## Goal
List each line of the data that holds the string "with", please.

** start **

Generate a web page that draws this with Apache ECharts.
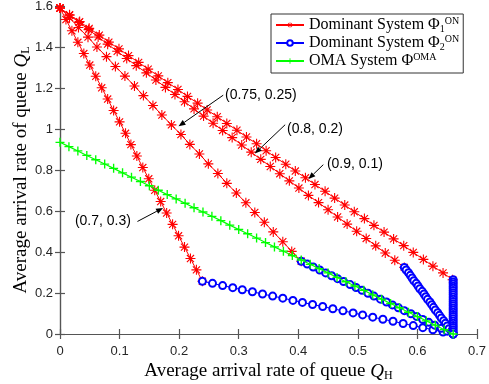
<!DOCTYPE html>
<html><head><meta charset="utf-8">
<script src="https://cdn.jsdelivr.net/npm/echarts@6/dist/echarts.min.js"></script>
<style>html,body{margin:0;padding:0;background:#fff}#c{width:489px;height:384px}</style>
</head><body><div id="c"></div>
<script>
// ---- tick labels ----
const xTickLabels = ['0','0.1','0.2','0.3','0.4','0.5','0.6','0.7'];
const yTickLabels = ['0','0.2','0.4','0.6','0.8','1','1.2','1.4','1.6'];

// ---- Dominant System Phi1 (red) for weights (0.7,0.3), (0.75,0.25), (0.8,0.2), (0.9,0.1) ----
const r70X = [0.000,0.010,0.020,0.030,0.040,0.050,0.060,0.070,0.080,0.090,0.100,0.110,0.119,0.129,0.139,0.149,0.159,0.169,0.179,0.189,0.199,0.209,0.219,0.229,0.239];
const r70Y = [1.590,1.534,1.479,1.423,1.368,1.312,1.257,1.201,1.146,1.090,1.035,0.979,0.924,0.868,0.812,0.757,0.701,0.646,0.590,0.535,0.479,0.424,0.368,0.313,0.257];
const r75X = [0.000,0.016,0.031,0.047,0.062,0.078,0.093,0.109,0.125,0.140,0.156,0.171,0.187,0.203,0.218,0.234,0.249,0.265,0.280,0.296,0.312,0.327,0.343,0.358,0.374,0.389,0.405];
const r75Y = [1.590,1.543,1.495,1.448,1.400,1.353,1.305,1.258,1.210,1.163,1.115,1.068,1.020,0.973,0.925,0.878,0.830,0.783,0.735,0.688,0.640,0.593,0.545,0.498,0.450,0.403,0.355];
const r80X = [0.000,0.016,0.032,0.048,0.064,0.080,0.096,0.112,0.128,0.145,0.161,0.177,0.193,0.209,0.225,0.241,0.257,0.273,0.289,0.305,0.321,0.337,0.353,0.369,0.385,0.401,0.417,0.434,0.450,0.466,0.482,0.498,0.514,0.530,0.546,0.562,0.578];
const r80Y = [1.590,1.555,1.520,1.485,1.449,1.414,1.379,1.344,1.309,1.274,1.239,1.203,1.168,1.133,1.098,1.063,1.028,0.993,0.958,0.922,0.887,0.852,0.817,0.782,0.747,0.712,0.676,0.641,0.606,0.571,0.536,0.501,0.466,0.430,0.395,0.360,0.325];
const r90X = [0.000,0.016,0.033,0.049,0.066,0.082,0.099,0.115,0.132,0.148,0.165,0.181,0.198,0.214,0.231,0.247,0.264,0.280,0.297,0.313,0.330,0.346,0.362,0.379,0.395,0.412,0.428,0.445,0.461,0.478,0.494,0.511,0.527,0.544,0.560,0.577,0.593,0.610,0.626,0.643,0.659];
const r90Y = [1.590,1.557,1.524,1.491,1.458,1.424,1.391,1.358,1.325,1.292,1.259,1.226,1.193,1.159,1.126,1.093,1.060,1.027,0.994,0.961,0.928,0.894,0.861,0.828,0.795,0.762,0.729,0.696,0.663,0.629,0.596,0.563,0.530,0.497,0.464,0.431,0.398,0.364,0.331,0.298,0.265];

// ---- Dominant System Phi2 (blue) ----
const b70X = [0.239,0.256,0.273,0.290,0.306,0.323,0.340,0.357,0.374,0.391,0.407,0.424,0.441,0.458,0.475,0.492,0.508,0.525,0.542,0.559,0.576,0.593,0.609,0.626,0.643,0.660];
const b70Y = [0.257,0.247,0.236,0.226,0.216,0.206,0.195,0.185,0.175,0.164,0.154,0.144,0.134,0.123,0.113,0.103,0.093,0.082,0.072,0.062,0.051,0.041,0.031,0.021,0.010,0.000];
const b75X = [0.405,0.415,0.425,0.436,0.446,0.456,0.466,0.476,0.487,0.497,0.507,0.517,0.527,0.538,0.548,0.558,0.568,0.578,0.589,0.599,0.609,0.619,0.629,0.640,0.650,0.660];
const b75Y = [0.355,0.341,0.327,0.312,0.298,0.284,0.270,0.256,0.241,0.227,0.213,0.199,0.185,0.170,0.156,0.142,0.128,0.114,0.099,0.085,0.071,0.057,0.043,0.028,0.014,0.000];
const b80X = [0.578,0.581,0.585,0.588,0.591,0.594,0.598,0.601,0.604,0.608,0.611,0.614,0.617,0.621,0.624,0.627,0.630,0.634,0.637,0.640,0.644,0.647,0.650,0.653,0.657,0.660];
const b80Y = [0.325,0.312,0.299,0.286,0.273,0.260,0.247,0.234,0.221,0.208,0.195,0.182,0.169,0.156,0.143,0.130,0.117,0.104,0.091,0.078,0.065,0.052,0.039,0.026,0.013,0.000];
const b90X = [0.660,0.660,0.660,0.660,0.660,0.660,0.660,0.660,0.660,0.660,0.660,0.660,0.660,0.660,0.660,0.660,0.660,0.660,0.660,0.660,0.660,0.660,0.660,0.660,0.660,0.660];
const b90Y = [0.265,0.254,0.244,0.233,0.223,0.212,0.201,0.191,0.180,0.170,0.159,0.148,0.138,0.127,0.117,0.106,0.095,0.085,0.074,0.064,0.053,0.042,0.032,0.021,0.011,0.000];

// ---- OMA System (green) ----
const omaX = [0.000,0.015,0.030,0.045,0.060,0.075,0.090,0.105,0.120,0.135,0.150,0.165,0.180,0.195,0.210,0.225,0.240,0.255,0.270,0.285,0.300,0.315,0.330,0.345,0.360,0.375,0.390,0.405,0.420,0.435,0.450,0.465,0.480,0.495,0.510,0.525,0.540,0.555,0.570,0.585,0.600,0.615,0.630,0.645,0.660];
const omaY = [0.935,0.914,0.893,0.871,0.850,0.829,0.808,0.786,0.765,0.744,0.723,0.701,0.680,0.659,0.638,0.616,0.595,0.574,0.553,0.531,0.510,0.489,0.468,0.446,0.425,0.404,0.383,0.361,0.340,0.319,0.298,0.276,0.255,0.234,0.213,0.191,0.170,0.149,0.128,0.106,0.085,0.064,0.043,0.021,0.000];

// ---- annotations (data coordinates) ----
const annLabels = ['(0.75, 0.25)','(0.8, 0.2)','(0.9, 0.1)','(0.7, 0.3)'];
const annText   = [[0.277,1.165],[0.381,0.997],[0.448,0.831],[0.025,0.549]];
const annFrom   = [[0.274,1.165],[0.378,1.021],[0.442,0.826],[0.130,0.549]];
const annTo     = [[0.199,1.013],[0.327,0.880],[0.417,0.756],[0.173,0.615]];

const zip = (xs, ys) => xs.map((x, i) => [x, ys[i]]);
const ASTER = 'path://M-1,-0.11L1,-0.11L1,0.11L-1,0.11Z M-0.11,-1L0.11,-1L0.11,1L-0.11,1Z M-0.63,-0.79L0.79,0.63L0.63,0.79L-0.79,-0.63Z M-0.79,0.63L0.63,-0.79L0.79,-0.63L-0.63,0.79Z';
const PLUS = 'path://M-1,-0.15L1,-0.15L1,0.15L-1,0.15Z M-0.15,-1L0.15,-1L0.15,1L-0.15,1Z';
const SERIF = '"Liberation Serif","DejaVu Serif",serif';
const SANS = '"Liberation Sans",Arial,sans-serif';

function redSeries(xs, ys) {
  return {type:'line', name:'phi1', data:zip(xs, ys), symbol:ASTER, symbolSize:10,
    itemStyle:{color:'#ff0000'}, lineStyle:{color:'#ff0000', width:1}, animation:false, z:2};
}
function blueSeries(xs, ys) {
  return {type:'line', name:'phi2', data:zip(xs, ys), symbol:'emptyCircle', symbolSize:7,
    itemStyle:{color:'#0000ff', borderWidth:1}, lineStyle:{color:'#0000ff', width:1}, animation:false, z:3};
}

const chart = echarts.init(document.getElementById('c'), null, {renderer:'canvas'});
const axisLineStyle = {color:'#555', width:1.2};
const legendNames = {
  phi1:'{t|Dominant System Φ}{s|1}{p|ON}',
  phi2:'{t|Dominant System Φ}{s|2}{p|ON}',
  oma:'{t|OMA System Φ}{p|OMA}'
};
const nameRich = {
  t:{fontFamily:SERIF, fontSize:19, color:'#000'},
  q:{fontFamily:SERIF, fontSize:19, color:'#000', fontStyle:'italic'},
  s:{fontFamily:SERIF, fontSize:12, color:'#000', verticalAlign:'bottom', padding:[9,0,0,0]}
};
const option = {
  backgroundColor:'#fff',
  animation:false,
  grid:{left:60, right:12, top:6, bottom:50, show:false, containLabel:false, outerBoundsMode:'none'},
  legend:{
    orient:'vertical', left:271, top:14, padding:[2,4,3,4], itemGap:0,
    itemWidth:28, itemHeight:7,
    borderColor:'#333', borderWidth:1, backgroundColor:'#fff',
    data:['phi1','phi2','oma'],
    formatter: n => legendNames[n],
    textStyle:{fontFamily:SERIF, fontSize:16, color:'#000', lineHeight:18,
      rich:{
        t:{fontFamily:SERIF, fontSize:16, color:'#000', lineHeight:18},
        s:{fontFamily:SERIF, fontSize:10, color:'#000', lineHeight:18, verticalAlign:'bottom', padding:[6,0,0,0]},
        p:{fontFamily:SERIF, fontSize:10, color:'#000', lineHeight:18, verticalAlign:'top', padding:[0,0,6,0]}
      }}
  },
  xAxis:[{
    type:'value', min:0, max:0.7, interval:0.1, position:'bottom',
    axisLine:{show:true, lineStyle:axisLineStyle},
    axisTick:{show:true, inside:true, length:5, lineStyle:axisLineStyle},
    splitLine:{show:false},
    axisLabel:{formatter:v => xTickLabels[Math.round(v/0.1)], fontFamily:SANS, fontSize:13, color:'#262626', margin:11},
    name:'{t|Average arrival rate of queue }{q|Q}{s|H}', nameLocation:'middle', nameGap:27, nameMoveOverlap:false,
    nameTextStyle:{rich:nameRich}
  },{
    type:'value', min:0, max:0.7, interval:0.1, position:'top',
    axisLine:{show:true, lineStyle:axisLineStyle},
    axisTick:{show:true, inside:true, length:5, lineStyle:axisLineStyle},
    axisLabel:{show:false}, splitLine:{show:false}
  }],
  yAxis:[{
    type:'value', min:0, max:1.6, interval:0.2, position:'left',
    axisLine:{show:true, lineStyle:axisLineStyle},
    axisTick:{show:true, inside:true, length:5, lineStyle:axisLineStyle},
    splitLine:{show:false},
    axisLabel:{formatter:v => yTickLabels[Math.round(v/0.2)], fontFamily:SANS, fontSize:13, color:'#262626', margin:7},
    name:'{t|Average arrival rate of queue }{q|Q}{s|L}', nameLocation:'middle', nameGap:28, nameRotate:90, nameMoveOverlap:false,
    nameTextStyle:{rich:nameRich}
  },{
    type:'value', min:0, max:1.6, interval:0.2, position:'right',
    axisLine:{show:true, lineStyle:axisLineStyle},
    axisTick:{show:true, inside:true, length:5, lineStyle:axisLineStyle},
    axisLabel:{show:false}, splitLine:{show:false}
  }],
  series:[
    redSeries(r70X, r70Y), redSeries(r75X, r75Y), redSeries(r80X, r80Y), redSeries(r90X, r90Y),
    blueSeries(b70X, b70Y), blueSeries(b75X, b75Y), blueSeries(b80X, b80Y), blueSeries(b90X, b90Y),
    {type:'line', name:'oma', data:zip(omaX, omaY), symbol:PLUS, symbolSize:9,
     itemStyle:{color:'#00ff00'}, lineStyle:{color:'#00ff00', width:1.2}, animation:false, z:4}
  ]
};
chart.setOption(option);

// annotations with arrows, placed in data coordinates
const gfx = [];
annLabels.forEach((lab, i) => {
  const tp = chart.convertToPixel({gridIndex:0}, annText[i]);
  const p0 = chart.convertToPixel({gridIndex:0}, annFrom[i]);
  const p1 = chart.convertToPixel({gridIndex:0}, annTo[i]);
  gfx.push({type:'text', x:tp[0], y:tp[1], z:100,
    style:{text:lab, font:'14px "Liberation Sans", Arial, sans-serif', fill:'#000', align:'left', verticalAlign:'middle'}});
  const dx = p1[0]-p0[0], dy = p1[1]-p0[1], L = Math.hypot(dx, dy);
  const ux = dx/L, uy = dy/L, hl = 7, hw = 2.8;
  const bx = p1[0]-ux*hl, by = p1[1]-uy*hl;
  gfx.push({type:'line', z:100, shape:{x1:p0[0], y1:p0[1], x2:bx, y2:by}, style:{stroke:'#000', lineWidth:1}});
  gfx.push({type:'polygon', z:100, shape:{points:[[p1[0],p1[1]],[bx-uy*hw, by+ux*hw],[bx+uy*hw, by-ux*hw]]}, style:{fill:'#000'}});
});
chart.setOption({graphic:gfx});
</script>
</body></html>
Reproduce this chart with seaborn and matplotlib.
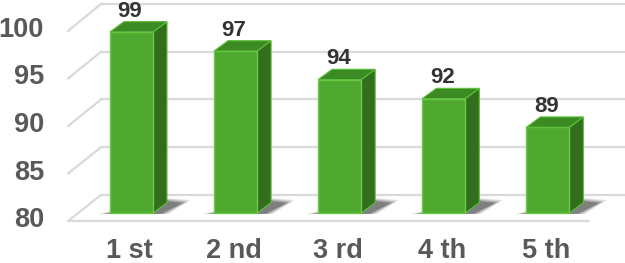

** end **

## Answer to this task
Generate a web page that draws this with Apache ECharts.
// annotations with arrows, placed in data coordinates
Reproduce this chart with seaborn and matplotlib.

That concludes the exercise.